Our legislators in Sacramento are committed to meet their goal of passing 1000 new laws per year. There's no way they could possibly hit that goal if they were to ever slow down to read what's in the laws they're voting on, whether the State even needs any new laws at all, or how what they're doing now might actually interact with the already excessive and barely-scrutinized pile of laws on the books already.
I prefer the feel of real grass, and boobs.
Well, California is full of boobs. Particularly the legislature.
If mammary serves me correctly, a lot of inactive men that dine at fast food places and pound double-stuff Oreos agree.
The lowest common denominator is people. California needs to ban people.
The lowest common denominator is California.
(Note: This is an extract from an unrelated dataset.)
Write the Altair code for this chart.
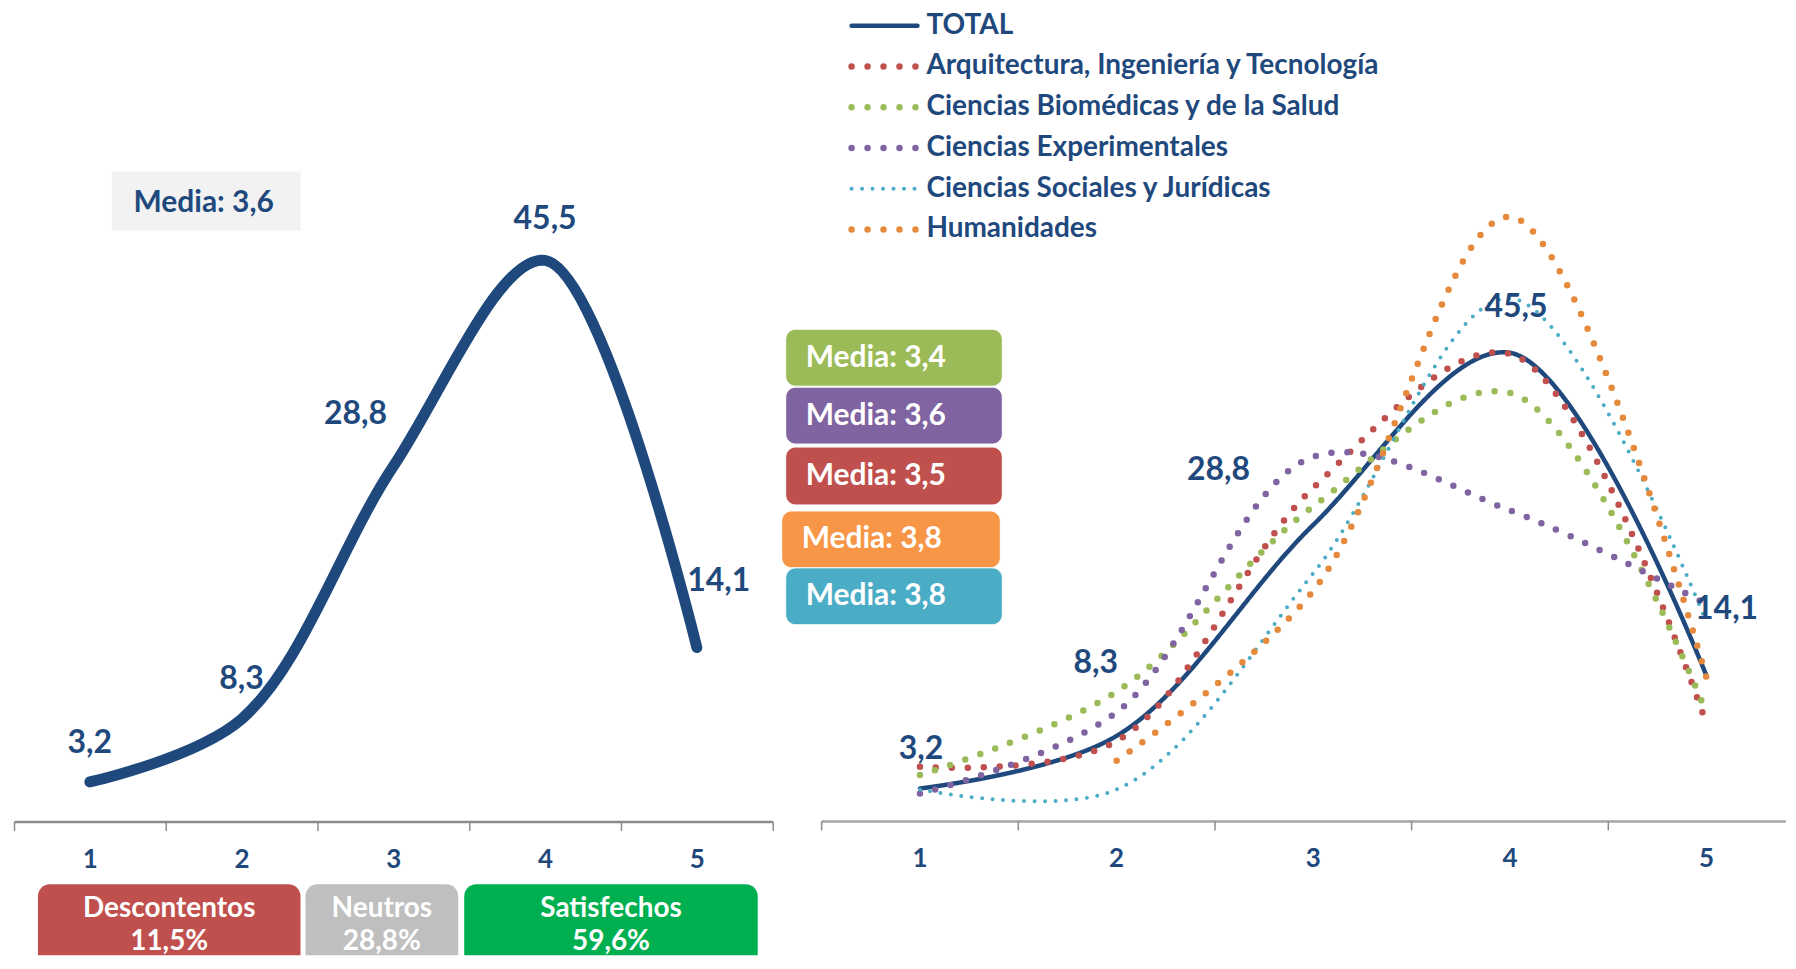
import altair as alt
import pandas as pd

# ---------------- data ----------------
CATS = ["1", "2", "3", "4", "5"]
SERIES = [
    "TOTAL",
    "Arquitectura, Ingeniería y Tecnología",
    "Ciencias Biomédicas y de la Salud",
    "Ciencias Experimentales",
    "Ciencias Sociales y Jurídicas",
    "Humanidades",
]
TOTAL = [3.2, 8.3, 28.8, 45.5, 14.1]
ARQ = [5.3, 7.8, 32.4, 45.4, 9.4]
BIO = [4.5, 12.6, 30.6, 41.6, 10.5]
EXP = [2.7, 10.6, 35.4, 30.2, 21.1]
SOC = [3.1, 3.1, 24.1, 50.8, 19.3]
HUM = [None, 5.9, 22.4, 58.7, 13.9]

MEDIA_TOTAL = "Media: 3,6"
MEDIA_LABELS = ["Media: 3,4", "Media: 3,6", "Media: 3,5", "Media: 3,8", "Media: 3,8"]
GROUPS = ["Descontentos", "Neutros", "Satisfechos"]
GROUP_PCT = ["11,5%", "28,8%", "59,6%"]

# ---------------- style ----------------
FONT = "Lato"
NAVY = "#1F497D"
SERIES_COLORS = ["#1F497D", "#C0504D", "#9BBB59", "#8064A2", "#4BACC6", "#E58A3C"]
SERIES_DASH = [[1, 0], [0, 16], [0, 16], [0, 16], [0, 10.5], [0, 16]]
WIDTH_EXPR = ("datum.serie == 'TOTAL' ? 4.5 : "
              "(datum.serie == 'Ciencias Sociales y Jurídicas' ? 4 : 6.5)")
MEDIA_COLORS = ["#9BBB59", "#8064A2", "#C0504D", "#F79646", "#4BACC6"]
GROUP_COLORS = ["#C0504D", "#BFBFBF", "#00B050"]

H = 814
WL = 760
WR = 966


def fmt(v):
    return f"{v:.1f}".replace(".", ",")


one = pd.DataFrame({"a": [0]})

# ---------------- left panel ----------------
left_df = pd.DataFrame({"cat": CATS, "val": TOTAL, "lab": [fmt(v) for v in TOTAL]})

xL = alt.X(
    "cat:N", sort=CATS, bandPosition=0.5,
    scale=alt.Scale(type="band", domain=CATS, paddingInner=0, paddingOuter=0),
    axis=alt.Axis(tickBand="extent", domainColor="#8C8C8C", domainWidth=2.5,
                  tickColor="#8C8C8C", tickWidth=1.5, tickSize=9, labelPadding=29,
                  labelBaseline="middle", title=None, labelAngle=0, labelFont=FONT,
                  labelFontSize=26, labelFontWeight="bold", labelColor=NAVY),
)
yL = alt.Y("val:Q", scale=alt.Scale(domain=[0, 65.9], nice=False), axis=None)

left_line = alt.Chart(left_df).mark_line(
    interpolate="catmull-rom", strokeWidth=11, strokeCap="round", strokeJoin="round", color=NAVY
).encode(x=xL, y=yL)

L_OFF = {"1": (0, -39), "2": (0, -40), "3": (-38, -52), "4": (0, -41), "5": (22, -67)}
left_labels = [
    alt.Chart(left_df).transform_filter(alt.datum.cat == c).mark_text(
        dx=L_OFF[c][0], dy=L_OFF[c][1], font=FONT, fontSize=32, fontWeight="bold",
        color=NAVY, baseline="middle", align="center"
    ).encode(x=xL, y=yL, text="lab:N")
    for c in CATS
]

media_box = alt.Chart(one).mark_rect(color="#F2F2F2").encode(
    x=alt.value(98), x2=alt.value(287), y=alt.value(163), y2=alt.value(222)
)
media_txt = alt.Chart(one).mark_text(
    font=FONT, fontSize=30, fontWeight="bold", color=NAVY, align="center", baseline="middle"
).encode(x=alt.value(190), y=alt.value(195), text=alt.value(MEDIA_TOTAL))

GROUP_X = [(24, 287), (292, 445), (451, 745)]
group_layers = []
for g, p, col, (x1, x2) in zip(GROUPS, GROUP_PCT, GROUP_COLORS, GROUP_X):
    group_layers.append(
        alt.Chart(one).mark_rect(color=col, cornerRadiusTopLeft=12, cornerRadiusTopRight=12).encode(
            x=alt.value(x1), x2=alt.value(x2), y=alt.value(877), y2=alt.value(948)
        )
    )
    for txt, yy in [(g, 902), (p, 935)]:
        group_layers.append(
            alt.Chart(one).mark_text(
                font=FONT, fontSize=28, fontWeight="bold", color="white",
                align="center", baseline="middle"
            ).encode(x=alt.value((x1 + x2) / 2), y=alt.value(yy), text=alt.value(txt))
        )

left = alt.layer(left_line, *left_labels, media_box, media_txt, *group_layers).properties(
    width=WL, height=H
)

# ---------------- right panel ----------------
rows = []
for s, vals in zip(SERIES, [TOTAL, ARQ, BIO, EXP, SOC, HUM]):
    for c, v in zip(CATS, vals):
        if v is not None:
            rows.append({"serie": s, "cat": c, "val": v})
right_df = pd.DataFrame(rows)
tot_df = pd.DataFrame({"cat": CATS, "val": TOTAL, "lab": [fmt(v) for v in TOTAL]})
cat_df = pd.DataFrame({"cat": CATS})
ser_df = pd.DataFrame({"serie": SERIES})

xscale_R = alt.Scale(type="band", domain=CATS, range=[0, 985], paddingInner=0, paddingOuter=0)
xR = alt.X("cat:N", sort=CATS, bandPosition=0.5, scale=xscale_R, axis=None)
yR = alt.Y("val:Q", scale=alt.Scale(domain=[0, 78.9], nice=False), axis=None)

color_enc = alt.Color("serie:N", sort=SERIES, scale=alt.Scale(domain=SERIES, range=SERIES_COLORS), legend=None)
dash_enc = alt.StrokeDash("serie:N", sort=SERIES, scale=alt.Scale(domain=SERIES, range=SERIES_DASH), legend=None)
width_enc = alt.StrokeWidth("sw:Q", scale=None, legend=None)

lines = alt.Chart(right_df).transform_calculate(sw=WIDTH_EXPR).mark_line(
    interpolate="catmull-rom", strokeCap="round", strokeJoin="round"
).encode(x=xR, y=yR, color=color_enc, strokeDash=dash_enc, strokeWidth=width_enc)

# legend drawn from the series list through a point scale
yLeg = alt.Y("serie:N", sort=SERIES, scale=alt.Scale(type="point", domain=SERIES, range=[17, 221], padding=0), axis=None)
leg_sym = alt.Chart(ser_df).transform_calculate(sw=WIDTH_EXPR).mark_rule(strokeCap="round").encode(
    x=alt.value(30), x2=alt.value(96), y=yLeg,
    color=color_enc, strokeDash=dash_enc, strokeWidth=width_enc,
)
leg_txt = alt.Chart(ser_df).mark_text(
    font=FONT, fontSize=28, fontWeight="bold", color=NAVY, align="left", baseline="middle"
).encode(x=alt.value(105), y=yLeg, text="serie:N")

# x axis of the right panel: baseline, boundary ticks and category labels
baseline = alt.Chart(one).mark_rule(color="#A6A6A6", strokeWidth=2.5).encode(
    x=alt.value(0), x2=alt.value(WR), y=alt.value(H)
)
ticks = alt.Chart(cat_df).mark_rule(color="#8C8C8C", strokeWidth=1.5).encode(
    x=alt.X("cat:N", sort=CATS, bandPosition=0, scale=xscale_R, axis=None),
    y=alt.value(H), y2=alt.value(H + 9),
)
tick_labels = alt.Chart(cat_df).mark_text(
    font=FONT, fontSize=26, fontWeight="bold", color=NAVY, align="center", baseline="middle"
).encode(x=xR, y=alt.value(H + 38), text="cat:N")

R_OFF = {"1": (1, -40), "2": (-21, -73), "3": (-95, -55), "4": (6, -46), "5": (20, -67)}
right_labels = [
    alt.Chart(tot_df).transform_filter(alt.datum.cat == c).mark_text(
        dx=R_OFF[c][0], dy=R_OFF[c][1], font=FONT, fontSize=32, fontWeight="bold",
        color=NAVY, baseline="middle", align="center"
    ).encode(x=xR, y=yR, text="lab:N")
    for c in CATS
]

BOX_POS = [(-36, 181, 321, 378), (-36, 181, 379, 436), (-36, 181, 439, 497),
           (-40, 179, 503, 560), (-36, 181, 560, 617)]
box_layers = []
for lab, col, (x1, x2, y1, y2) in zip(MEDIA_LABELS, MEDIA_COLORS, BOX_POS):
    box_layers.append(
        alt.Chart(one).mark_rect(color=col, cornerRadius=10, stroke="white", strokeWidth=1).encode(
            x=alt.value(x1), x2=alt.value(x2), y=alt.value(y1), y2=alt.value(y2)
        )
    )
    box_layers.append(
        alt.Chart(one).mark_text(
            font=FONT, fontSize=30, fontWeight="bold", color="white", align="left", baseline="middle"
        ).encode(x=alt.value(x1 + 20), y=alt.value((y1 + y2) / 2), text=alt.value(lab))
    )

right = alt.layer(
    baseline, ticks, tick_labels, lines, *right_labels, leg_sym, leg_txt, *box_layers
).resolve_scale(y="independent").properties(width=WR, height=H)

chart = alt.hconcat(left, right, spacing=49, bounds="flush").resolve_scale(
    x="independent", y="independent", color="independent", strokeDash="independent",
).properties(
    padding={"left": 5, "top": 0, "right": 0, "bottom": 0},
    background="white",
).configure_view(strokeWidth=0)

chart.save("out.html", embed_options={"renderer": "svg", "actions": False})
California should ban California.
NOOO! If California banned people, even more Californians would move to other states.
If CA banned people, the ones you really need to fear making that move would assume that the ban didn't actually apply to themselves.
California remains in an intellectual drought.
Reminds me of that old 80s joke about a bunch of black people buried up to their necks.
Bet that’s a real hum-dinger.
afro-turf
Dark humor
Can anyone explain to me what's wrong with "forever chemicals"? They're so inert they don't break down. What's wrong with that?
PFAS exposure has been linked to negative health effects. I’m neither supporting nor refuting the studies. Just sharing their conclusions.
Long-lived (not really "forever" but pretty long) does not mean biologically inert. Perfluoroalkyl substances repel water and oils - that's what makes them attractive for industrial uses. Despite repelling water, they also can dissolve in water under the right conditions. And when they do, they can get into a body. When they accumulate in the body at high enough levels, they may cause biological effects possibly including higher cholesterol levels, thyroid problems, an increased risk of certain cancers, etc. (Note that the Wikipedia page currently says that they "have" caused those effects. That actual research is more nuanced - PFASs are implicated but not yet proven as causative agents.)
A side-note on "forever" - While these chemicals are relatively long-lived in the environment at large, it's worth noting that their half-life in a body (the "serum elimination" half-life) is only about 4-5 years.
Good to know that California's fixed their budget, solved homelessness and can finally get to issues like this...
The objective is never the thing being banned, it is always to restrict freedoms.
I have a much more boring interpretation of most politicians. They see movie businessmen yelling "Give me the Harrison report!" or "Have it on my desk in one hour or you're fired!" and wish they had that kind of power. So the emulate Pharaoh by shouting orders, and "So let it be written, so let it be done" becomes their mantra. They think writing laws solves problems, regardless of whether the laws have anything to do with the problems "addressed". Thus when some mental case shoots up a school with pistols and 10 round magazines, they ban bayonet lugs.
A lot of my reasoning on this was knowing an astrologer who was sharp enough to have gotten any STEM degree, but too bored to sit through all the classwork. She loved the trappings of astrology: books full of timezone and geographical data, formulas and things to run through a calculator, the precision of birth times down to the minute. She even admitted she could read people better in person without knowing anything about their birth data than she could with the most complete birth data possible.
That's all politicians are, aping the trappings of Hollywood businessmen because they don't have the patience to put in the hard work actually required.
Which is more hazardous to life on earth: lack of drinking water or the possibility that sometime, somewhere, someone might get sick from PFA's?